The Courts and Civil Law (Miscellaneous Provisions) Act 2013 was signed into law by the President on 24 July 2013.  While certain sections of the Act commenced immediately on its signing into law, other provisions have yet to be commenced by ministerial order.

A summary of the key changes brought about by the Act are set out below.

Increase in the Monetary Jurisdiction of District and Circuit Courts

The Act increases the monetary jurisdiction of:

  • The District Court from €6,384 to €15,000
  • The Circuit Court from €38,092 to €75,000, except in personal injuries cases where a new monetary jurisdiction of €60,000 is introduced.

These changes have yet to be commenced by ministerial order.

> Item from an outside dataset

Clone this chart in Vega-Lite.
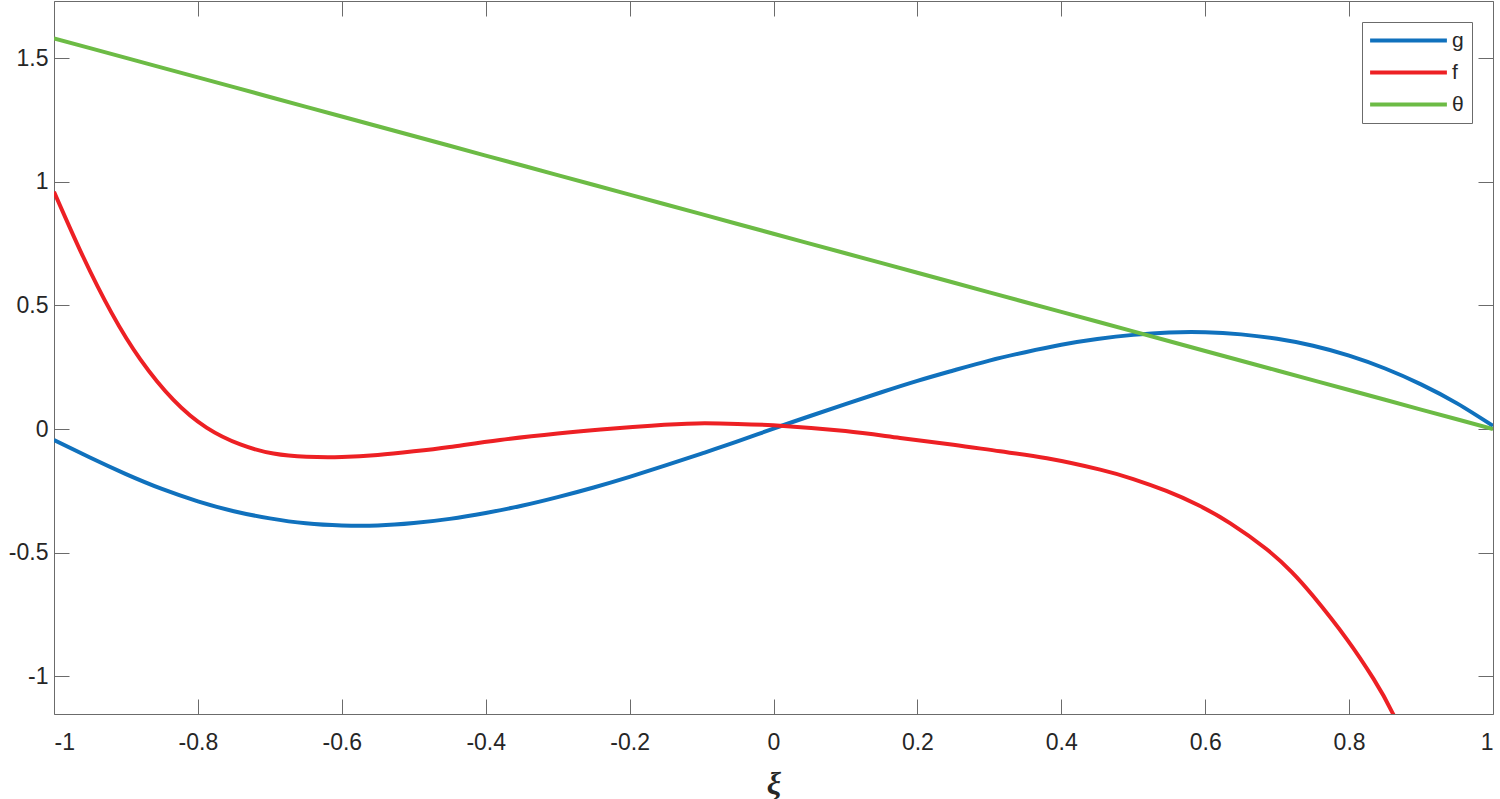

Amendments to the Personal Insolvency Act 2012

The Act makes a number of technical amendments to the Personal Insolvency 2012 Act, in addition to providing for the following:

  • The identification of the documents to be provided to the court in an application for one of the three debt resolution processes introduced by the Act, namely Debt Relief Notices (DRNs), Debt Settlement Arrangements (DSAs) and Personal Insolvency Arrangements (PIAs).
  • The removal of the power of the court, where it requires additional evidence or information in respect of an application for a protective certificate or a DRN, DSA or PIA, to hold a hearing “otherwise than in public”.  Such hearings must be held in public.
  • An obligation on the Insolvency Service of Ireland to remove all information recorded on a public register in relation to a protective certificate or a DRN, DSA or PIA within 3 months of the date on which it terminates or is successfully completed.
  • The introduction of more extensive provisions regarding the variation of DSAs or PIAs.
  • An extension of the power of the Insolvency Service of Ireland to make regulations to include regulations providing for the authorisation, regulation and supervision of approved intermediaries and personal insolvency practitioners.
  • The inclusion of specific reference to maintaining public confidence in DSAs and PIAs as a broad policy criterion.

These amendments were commenced by ministerial order with effect from 31 July 2013.

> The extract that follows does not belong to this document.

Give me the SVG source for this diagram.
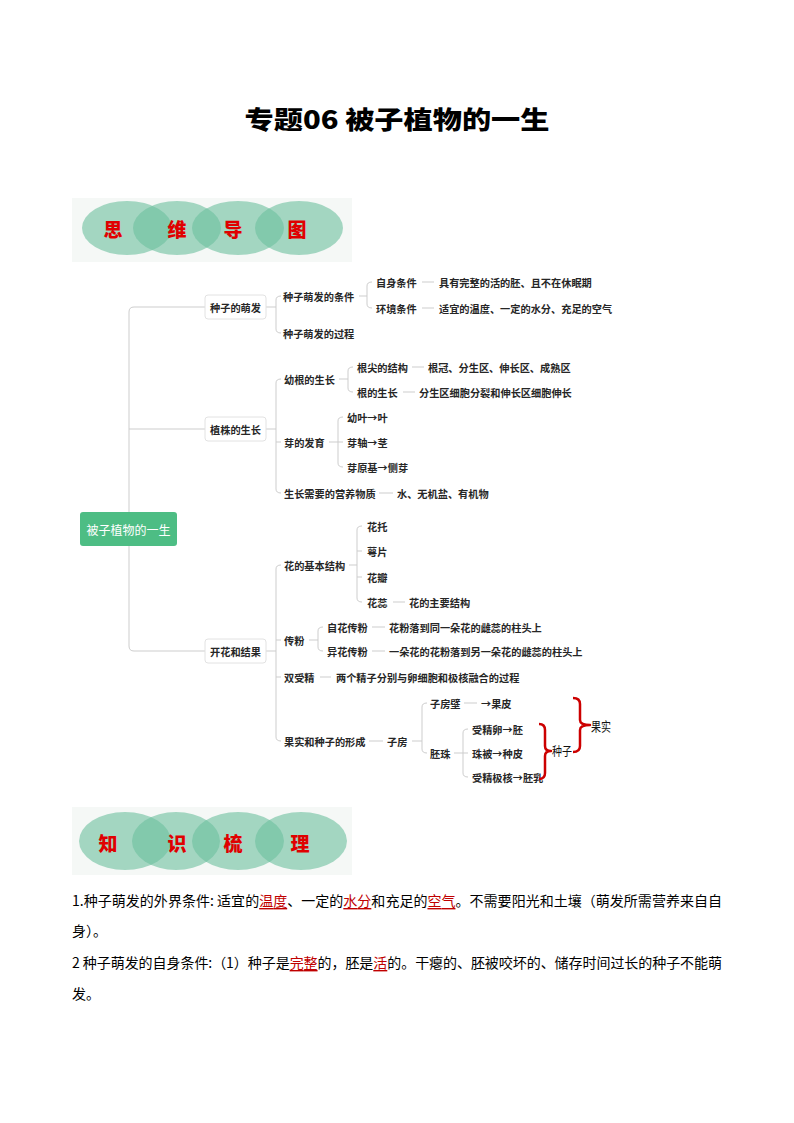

Amendments to the Bankruptcy Act 1988

The amendments made to the Bankruptcy Act 1988 include the following:

  • The removal of the requirement on creditors to provide debtors with “notice in the prescribed form”.  Creditors requiring payment need only provide “notice to the debtor”. 
  • An increase from 4 days to 14 days in the period of time which the debtor has to repay his debt after receiving notice from a creditor requiring payment.
  • The transfer of the office of the Official Assignee to the Insolvency Service of Ireland (established under the Personal Insolvency Act 2012) by way of secondment for 2 years.  A number of consequential amendments have also been made in respect of this transfer. 
  • Provision for the Director of the Insolvency Service to designate a deputy for the Official Assignee. provision for the Official Assignee to place monies and securities forming part of a bankrupt’s estate into a bank account of a bank authorised to carry on business in the State.  Previously the Official Assignee could only lodge such monies to a bank account in the Central Bank.  The Act also gives the Minister for Justice power to make regulations governing the manner in which the Official Assignee maintains such accounts.
  • Provision for any property of the bankrupt vested in the Official Assignee to be returned to the bankrupt on an order of discharge being made. This is subject to all the necessary conditions of the bankruptcy, including satisfaction to the extent possible of the claims of creditors, being fulfilled.

These changes have yet to be commenced by ministerial order.